Liam Fox's comments about British businesses being 'too lazy and fat' may have caused outrage over the weekend, but new research from LinkedIn suggest his comments might not be too wide of the mark.

Businesses might not 'fat and lazy', but LinkedIn claims that UK firms are more likely to have their sights firmly focused on the home market compared to their European competitors - the general point made by the international trade secretary.

Its analysis of prospecting activity among sales professionals across Europe found that just 31% of UK online sales activity was focused internationally, compared with 68% in Ireland, 62% in Germany and 41% in Belgium.

The UK actually sits 23rd of the 28 countries analysed when it comes to international prospecting. The data was collected before the EU referendum vote, suggesting that the UK was lagging behind its continental rivals even before Brexit was confirmed.

Josh Graff, UK country manager for LinkedIn, said: “Even before the seismic events of this summer it was clear that we need to be more proactive in our pursuit of commercial opportunities overseas as a nation. UK businesses can ready themselves for the future by focusing on building strong relationships with potential customers overseas via online channels. We want to see UK companies leading the way in ‘social selling’ and delivering a welcome boost to the country’s international trade.”

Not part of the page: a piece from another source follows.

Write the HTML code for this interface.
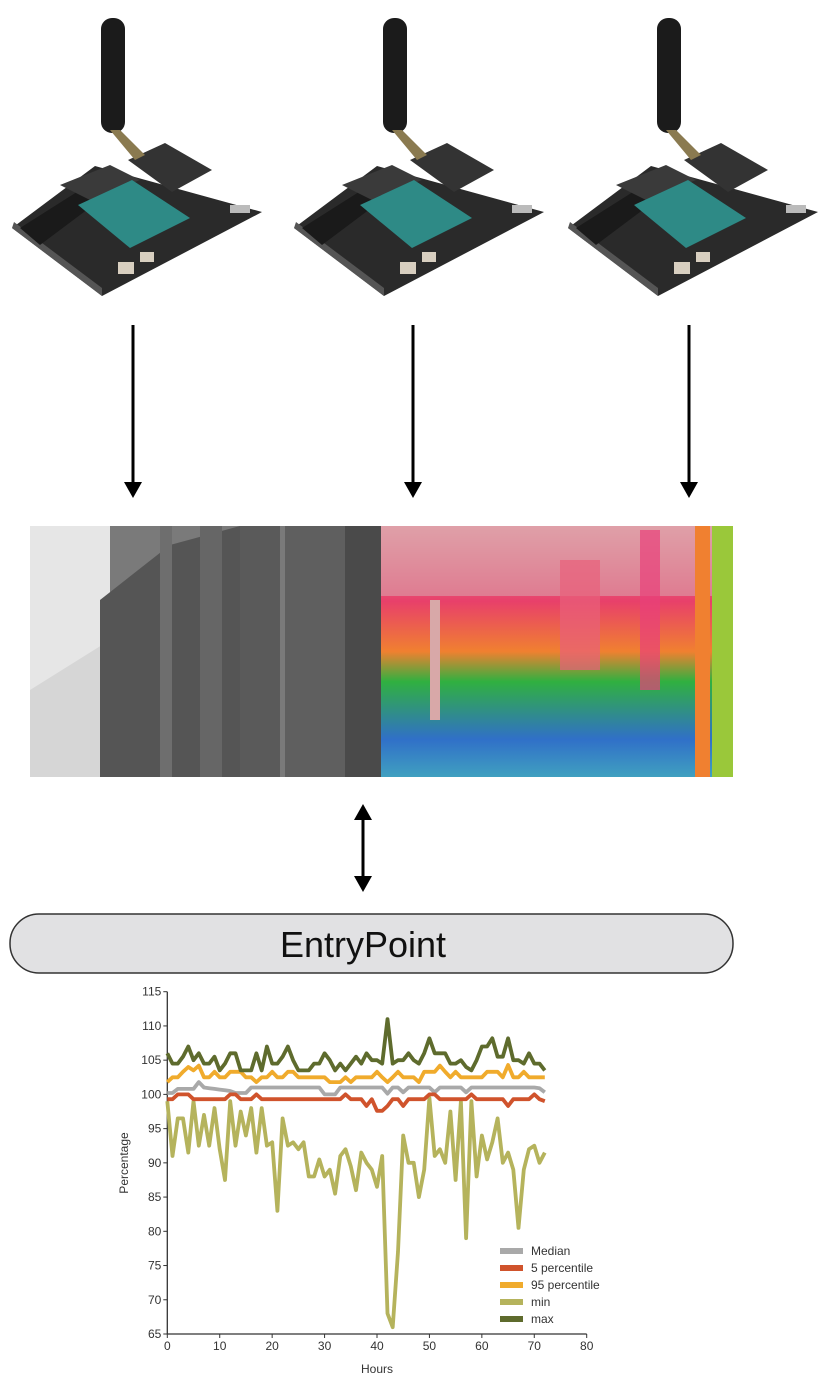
<!DOCTYPE html>
<html><head><meta charset="utf-8"><style>
body{margin:0;background:#fff;width:834px;height:1374px;overflow:hidden;font-family:"Liberation Sans",sans-serif}
svg{position:absolute;left:0;top:0}
</style></head><body>
<svg width="834" height="1374" viewBox="0 0 834 1374">
<defs>
<g id="dev">
  <polygon points="12,228 95,166 262,212 102,296" fill="#2a2a2a"/>
  <polygon points="12,228 102,296 102,288 14,222" fill="#555"/>
  <polygon points="20,228 80,190 100,200 40,245" fill="#1a1a1a"/>
  <polygon points="60,185 110,165 140,180 90,200" fill="#3a3a3a"/>
  <polygon points="78,205 132,180 190,218 130,248" fill="#2e8a86"/>
  <polygon points="128,160 165,143 212,170 172,192" fill="#333"/>
  <rect x="230" y="205" width="20" height="8" fill="#bbb"/>
  <rect x="118" y="262" width="16" height="12" fill="#d8cfc0"/>
  <rect x="140" y="252" width="14" height="10" fill="#d8cfc0"/>
  <rect x="101" y="18" width="24" height="115" rx="11" fill="#1b1b1b"/>
  <polygon points="110,130 120,130 145,155 135,160" fill="#8a7a50"/>
</g>
</defs>
<use href="#dev"/>
<use href="#dev" x="282"/>
<use href="#dev" x="556"/>

<g><line x1="133" y1="325" x2="133" y2="485" stroke="#000" stroke-width="3"/><polygon points="124,482 142,482 133,498" fill="#000"/></g>
<g><line x1="413" y1="325" x2="413" y2="485" stroke="#000" stroke-width="3"/><polygon points="404,482 422,482 413,498" fill="#000"/></g>
<g><line x1="689" y1="325" x2="689" y2="485" stroke="#000" stroke-width="3"/><polygon points="680,482 698,482 689,498" fill="#000"/></g>

<g>
  <rect x="30" y="526" width="351" height="251" fill="#7a7a7a"/>
  <rect x="30" y="526" width="80" height="251" fill="#e6e6e6"/>
  <polygon points="30,690 110,640 110,777 30,777" fill="#d6d6d6"/>
  <polygon points="100,600 170,545 240,526 240,777 100,777" fill="#555"/>
  <rect x="160" y="526" width="12" height="251" fill="#6e6e6e"/>
  <rect x="200" y="526" width="22" height="251" fill="#666"/>
  <rect x="240" y="526" width="40" height="251" fill="#5a5a5a"/>
  <rect x="285" y="526" width="60" height="251" fill="#5f5f5f"/>
  <rect x="345" y="526" width="36" height="251" fill="#4a4a4a"/>
</g>
<defs>
<linearGradient id="th" x1="0" y1="0" x2="0" y2="1">
<stop offset="0" stop-color="#e8a0a8"/><stop offset="0.3" stop-color="#e8406a"/><stop offset="0.5" stop-color="#f08030"/><stop offset="0.62" stop-color="#30b040"/><stop offset="0.85" stop-color="#3070c8"/><stop offset="1" stop-color="#40a0c0"/></linearGradient>
</defs>
<g>
  <rect x="381" y="526" width="352" height="251" fill="url(#th)"/>
  <rect x="381" y="526" width="352" height="70" fill="#d8a0a8" opacity="0.6"/>
  <rect x="430" y="600" width="10" height="120" fill="#d8a8a8"/>
  <rect x="560" y="560" width="40" height="110" fill="#e8607a" opacity="0.7"/>
  <rect x="640" y="530" width="20" height="160" fill="#e8407a" opacity="0.7"/>
  <rect x="695" y="526" width="15" height="251" fill="#f08030"/>
  <rect x="712" y="526" width="21" height="251" fill="#9ac83a"/>
</g>

<g><line x1="363" y1="815" x2="363" y2="880" stroke="#000" stroke-width="3"/><polygon points="354,820 372,820 363,804" fill="#000"/><polygon points="354,876 372,876 363,892" fill="#000"/></g>

<g>
  <rect x="10" y="914" width="723" height="59" rx="29" fill="#e1e1e3" stroke="#333" stroke-width="1.5"/>
  <text x="363" y="957" text-anchor="middle" font-size="36" fill="#111" font-family="Liberation Sans,sans-serif">EntryPoint</text>
</g>
<g id="chart"></g>
</svg>
<script>
const hours = Array.from({length:73},(_, i)=>i);
const maxVals=[106,104.5,104.5,105.5,107,105,106,104.5,104.5,105.5,103.5,104.5,106,106,103.5,103.5,103.5,106,103.5,107,104.5,104.5,105.5,107,105,103.5,103.5,103.5,104.5,104.5,106,105,103.5,104.5,103.5,104.5,105.5,104.5,106,105,105,104.5,111,104.5,105,105,106,105,104.5,106,108.2,106,106,106,104.5,104.5,105,104,103.5,105,107,107,108.2,105.5,105.5,108.2,105,105,104.5,106,104.5,104.5,103.5];
const p95Vals=[101.8,102.5,102.5,103.3,104,103.5,104.2,102.5,102.5,103.3,102.5,102.5,103.3,103.3,103.3,102.5,102.5,101.8,102.5,102.5,103.3,102.5,102.5,103.3,103.3,102.5,102.5,102.5,102.5,102.5,102.5,101.8,101.8,101.8,102.5,101.8,102.5,102.5,102.5,102.5,103.3,102.5,101.8,102.5,103.3,102.5,102.5,102.5,101.8,103.3,103.3,103.3,104.2,103.3,102.5,103.3,102.5,102.5,102.5,102.5,102.5,103.3,103.3,103.3,102.5,104.3,102.5,102.5,103.3,102.5,102.5,102.5,102.5];
const medianVals=[100.2,100.2,100.8,100.8,100.8,100.8,101.8,101,100.9,100.8,100.7,100.6,100.5,100.2,100.2,100.2,101,101,101,101,101,101,101,101,101,101,101,101,101,101,100,100,100,101,101,101,101,101,101,101,101,101,100.1,101,101,100.3,101,101,101,101,101,100.3,101,101,101,101,101,100.3,101,101,101,101,101,101,101,101,101,101,101,101,101,100.9,100.3];
const p5Vals=[99.3,99.3,100,100,100,99.3,99.3,99.3,99.3,99.3,99.3,99.3,100,100,99.3,99.3,99.3,100,99.3,99.3,99.3,99.3,99.3,99.3,99.3,99.3,99.3,99.3,99.3,99.3,99.3,99.3,99.3,99.3,100,99.3,99.3,99.3,98.3,99.3,97.6,97.6,98.3,99.3,99.3,98.3,99.3,99.3,99.3,99.3,100,100,99.3,99.3,99.3,99.3,99.3,99.3,100,99.3,99.3,99.3,99.3,99.3,99.3,98.3,99.3,99.3,99.3,99.3,100,99.3,99];
const minVals=[99,91,96.5,96.5,91.5,99,92.5,97,92.5,98,92,87.5,99,92.5,97.5,94,98,91.5,98,92.5,93,83,96.5,92.5,93,92,93,88,88,90.5,88,89,85.5,91,92,89.5,86,91.5,90,89,86.5,91,68,66,77,94,90,90,85,89,99.5,91,92,90,97.5,87.5,99,79,99,88,94,90.5,93,96.5,90,91.5,89,80.5,89,92,92.5,90,91.5];
const yTicks=[65,70,75,80,85,90,95,100,105,110,115];
const xTicks=[0,10,20,30,40,50,60,70,80];
const seriesNames=["Median","5 percentile","95 percentile","min","max"];
const seriesColors=["#a9a9a9","#d0532c","#f0ab2c","#b5b35c","#5e6b2d"];
const NS="http://www.w3.org/2000/svg";
const g=document.getElementById('chart');
const X0=167.3,X1=586.7,Y0=1334,Y1=991.7;
function xs(v){return X0+(v-0)/(80-0)*(X1-X0);}
function ys(v){return Y0-(v-65)/(115-65)*(Y0-Y1);}
function mk(t,a,txt){const e=document.createElementNS(NS,t);for(const k in a)e.setAttribute(k,a[k]);if(txt!==undefined)e.textContent=txt;g.appendChild(e);return e;}
let ax=mk('path',{d:`M${X0},${Y1} V${Y0} H${X1}`,stroke:'#333',fill:'none','stroke-width':1.3});


yTicks.forEach(t=>{const y=ys(t);
 let l=mk('line',{x1:X0-4,x2:X0,y1:y,y2:y,stroke:'#333'});
 
 
 let tx=mk('text',{x:X0-6,y:y+4,'text-anchor':'end','font-size':12,fill:'#333'},String(t));
 
 });
xTicks.forEach(t=>{const x=xs(t);
 let l=mk('line',{x1:x,x2:x,y1:Y0,y2:Y0+4,stroke:'#333'});
 
 
 let tx=mk('text',{x:x,y:Y0+16,'text-anchor':'middle','font-size':12,fill:'#333'},String(t));
 
 });
let yt=mk('text',{x:0,y:0,transform:`translate(128,1163) rotate(-90)`,'text-anchor':'middle','font-size':12,fill:'#333'},'Percentage');


let xt=mk('text',{x:377,y:1373,'text-anchor':'middle','font-size':12,fill:'#333'},'Hours');


const allSeries=[medianVals,p5Vals,p95Vals,minVals,maxVals];
const order=[3,0,1,2,4];
order.forEach(i=>{const vals=allSeries[i];
 const d=vals.map((v,j)=>(j?'L':'M')+xs(hours[j]).toFixed(1)+','+ys(v).toFixed(1)).join(' ');
 let p=mk('path',{d:d,stroke:seriesColors[i],'stroke-width':3.8,fill:'none','stroke-linejoin':'round'});
 
 });
seriesNames.forEach((n,i)=>{const y=1251+i*17;
 let s=mk('rect',{x:500,y:y-3,width:23,height:6,fill:seriesColors[i]});
 
 
 let t=mk('text',{x:531,y:y+4,'font-size':12,fill:'#333'},n);
 
 });
</script>
</body></html>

LinkedIn also found that the 'special relationship' with the US remains with the market being the top prospecting target for UK salespeople, accounting for 36% of all UK activity. France, Germany and the Netherlands sat second, third and fourth respectively. But Australia and the UAE came fifth and sixth.

Martin McTague, policy director at the Federation of Small Businesses, said: “Recent FSB research shows huge potential among small firms to sell their goods and services overseas. Currently, around one in five small firms export and another one in five would consider exporting in the future. The growth of social media, e-commerce markets and other new technologies has made it even easier to find new customers abroad. In the light of the EU referendum result, it’s now more crucial than ever to look for trade opportunities right across the globe. The EU market is an important destination, with 93% of our exporting members trading with the bloc. But other countries are catching up, with more potential exporters looking to emerging markets with high growth opportunities.”